Il gruppo di amici ormai è in venerabile silenzio. La magia di Roma li ha rapiti e condotti in una tela del Pinelli. Colori sbiaditi e profumi intensi. Ogni stradina è una continua sorpresa, il tempo si è fermato ai primi anni del 900, ed è facile scorgere da una serranda appena alzata, il baffo, chiamato “Cadorna” che nella sua bottega vendeva legumi secchi, mangime per uccelli e il venerdì ceci e baccalà.
Francesco porta i ragazzi dove un tempo c’era la pizzicheria di suo nonno (a Roma, ancora oggi, i pizzicagnoli sono botteghe dove si vende al minuto salumi, formaggi e altri generi alimentari). Vendeva principalmente mortadella, formaggi e condimenti. Allora si usava molto il lardo e veniva venduto sfuso nei cartocci, così come le marmellate. Per fare il sugo anche la passata era venduta a etti, su carta oleata, una densissima conserva di pomodoro da diluire con acqua durante la cottura.
Il giro corre veloce, lo sguardo è confuso tra la paura di non finirlo e la voglia di andare ancora un vicolo più in là, ancora un anno indietro nel tempo. La calma di un Rione senza i ritmi delle grande arterie cittadine prende il sopravvento e a fine giro i ragazzi si ritrovano a fare colazione con il pane caldo cotto a legna del pastificio Renella in Via Del Moro.
Francesco ringrazia i ragazzi per aver condiviso un pezzo della storia della sua famiglia. Un senso di rispetto e stima li ha uniti.
Tutti dovremmo ogni tanto ricordare da dove siamo partiti.
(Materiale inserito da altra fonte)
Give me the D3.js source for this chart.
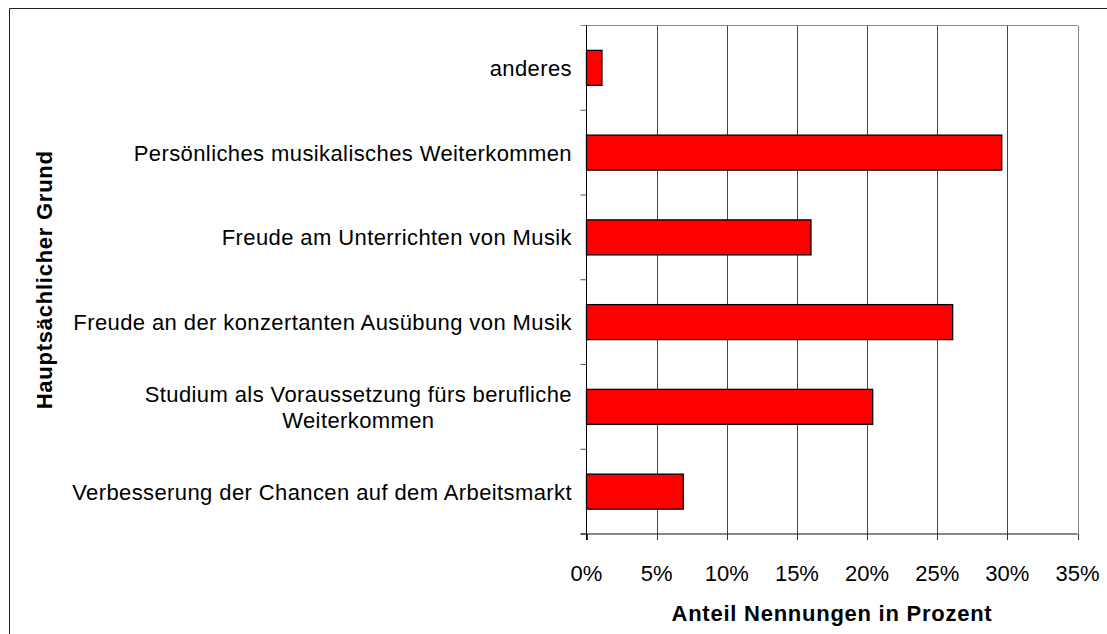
<!DOCTYPE html>
<html lang="de">
<head>
<meta charset="UTF-8">
<title>Hauptsächlicher Grund</title>
<style>
    body { margin: 0; background: #fff; }
    svg { display: block; font-family: "Liberation Sans", Arial, sans-serif; }
    .cat { font-size: 22px; fill: #000; letter-spacing: 0.4px; }
    .tick-label { font-size: 22px; fill: #000; }
    .axis-title { font-size: 22px; font-weight: bold; fill: #000; letter-spacing: 0.75px; }
</style>
</head>
<body>
<svg id="chart"></svg>
<script src="https://d3js.org/d3.v7.min.js"></script>
<script>
    // categories top to bottom, values in percent
    const categories = [
        "anderes",
        "Persönliches musikalisches Weiterkommen",
        "Freude am Unterrichten von Musik",
        "Freude an der konzertanten Ausübung von Musik",
        "Studium als Voraussetzung fürs berufliche\nWeiterkommen",
        "Verbesserung der Chancen auf dem Arbeitsmarkt"
    ];
    const values = [1.1, 29.6, 16.0, 26.1, 20.4, 6.9];
    const xTicks = [0, 5, 10, 15, 20, 25, 30, 35];

    const width = 1107, height = 634;
    const plot = { left: 586.5, right: 1077.5, top: 25.5, bottom: 534 };

    const svg = d3.select("#chart").attr("width", width).attr("height", height);

    // outer frame (runs off right and bottom)
    svg.append("path")
        .attr("d", `M9.5,${height + 5} V8.5 H${width + 5}`)
        .attr("fill", "none")
        .attr("stroke", "#222")
        .attr("stroke-width", 1);

    const x = d3.scaleLinear().domain([0, 35]).range([plot.left, plot.right]);
    const y = d3.scaleBand()
        .domain(categories)
        .range([plot.top, plot.bottom])
        .paddingInner(0.587)
        .paddingOuter(0.2935);

    const step = y.step();
    const gap = (step - y.bandwidth()) / 2;

    // vertical grid lines
    svg.append("g").selectAll("line")
        .data(xTicks.slice(1))
        .join("line")
        .attr("x1", d => Math.round(x(d)) + 0.5)
        .attr("x2", d => Math.round(x(d)) + 0.5)
        .attr("y1", plot.top)
        .attr("y2", plot.bottom)
        .attr("stroke", d => d === 35 ? "#888" : "#444")
        .attr("stroke-width", 1);

    // top border
    svg.append("line")
        .attr("x1", plot.left - 6).attr("x2", plot.right)
        .attr("y1", plot.top).attr("y2", plot.top)
        .attr("stroke", "#888");

    // bars
    svg.append("g").selectAll("rect")
        .data(categories)
        .join("rect")
        .attr("x", x(0))
        .attr("y", d => y(d))
        .attr("width", (d, i) => x(values[i]) - x(0))
        .attr("height", y.bandwidth())
        .attr("fill", "#ff0000")
        .attr("stroke", "#000")
        .attr("stroke-width", 1.3);

    // left axis line and ticks at band boundaries
    svg.append("line")
        .attr("x1", plot.left).attr("x2", plot.left)
        .attr("y1", plot.top).attr("y2", plot.bottom + 6)
        .attr("stroke", "#000");
    svg.append("g").selectAll("line")
        .data(categories)
        .join("line")
        .attr("x1", plot.left - 6).attr("x2", plot.left)
        .attr("y1", d => y(d) - gap + step)
        .attr("y2", d => y(d) - gap + step)
        .attr("stroke", "#555");

    // bottom axis
    svg.append("line")
        .attr("x1", plot.left - 6).attr("x2", plot.right)
        .attr("y1", plot.bottom).attr("y2", plot.bottom)
        .attr("stroke", "#111");
    svg.append("g").selectAll("line")
        .data(xTicks)
        .join("line")
        .attr("x1", d => Math.round(x(d)) + 0.5)
        .attr("x2", d => Math.round(x(d)) + 0.5)
        .attr("y1", plot.bottom)
        .attr("y2", plot.bottom + 6)
        .attr("stroke", "#333");

    svg.append("g").selectAll("text")
        .data(xTicks)
        .join("text")
        .attr("class", "tick-label")
        .attr("x", d => x(d))
        .attr("y", 581)
        .attr("text-anchor", "middle")
        .text(d => d + "%");

    // category labels
    const labelRight = 572;
    const lineH = 26;
    categories.forEach(c => {
        const lines = c.split("\n");
        const cy = y(c) + y.bandwidth() / 2;
        const t = svg.append("text").attr("class", "cat");
        if (lines.length === 1) {
            t.attr("x", labelRight).attr("y", cy + 8).attr("text-anchor", "end").text(c);
        } else {
            t.attr("text-anchor", "middle");
            const spans = lines.map((l, i) => t.append("tspan")
                .attr("y", cy + 8 + (i - (lines.length - 1) / 2) * lineH)
                .text(l));
            const maxW = d3.max(spans, s => s.node().getComputedTextLength());
            spans.forEach(s => s.attr("x", labelRight - maxW / 2));
        }
    });

    // axis titles
    svg.append("text")
        .attr("class", "axis-title")
        .attr("x", (plot.left + plot.right) / 2)
        .attr("y", 621)
        .attr("text-anchor", "middle")
        .text("Anteil Nennungen in Prozent");

    svg.append("text")
        .attr("class", "axis-title")
        .attr("transform", `translate(52,${(plot.top + plot.bottom) / 2}) rotate(-90)`)
        .attr("text-anchor", "middle")
        .text("Hauptsächlicher Grund");
</script>
</body>
</html>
Da una Roma città aperta fatta di profumi e povertà, cose semplici ed eterne, carte oleate, scampoli di tessuti e osterie dove è nata una cucina povera ma genuina che ancora oggi vende uno stile unico in tutto il mondo.
Conoscere la propria storia ci insegna a rispettare il nostro futuro. Oggi Roma grida la voglia di un riscatto dal degrado e dall’incuria, perché in fondo Roma siamo noi, non c’è alternativa. L’azione politica la realizziamo ogni giorno in strada, correndo in scooter o con gli amici tra le vie di una città unica. Grazie Roma, grazie alla Famiglia Sammarco.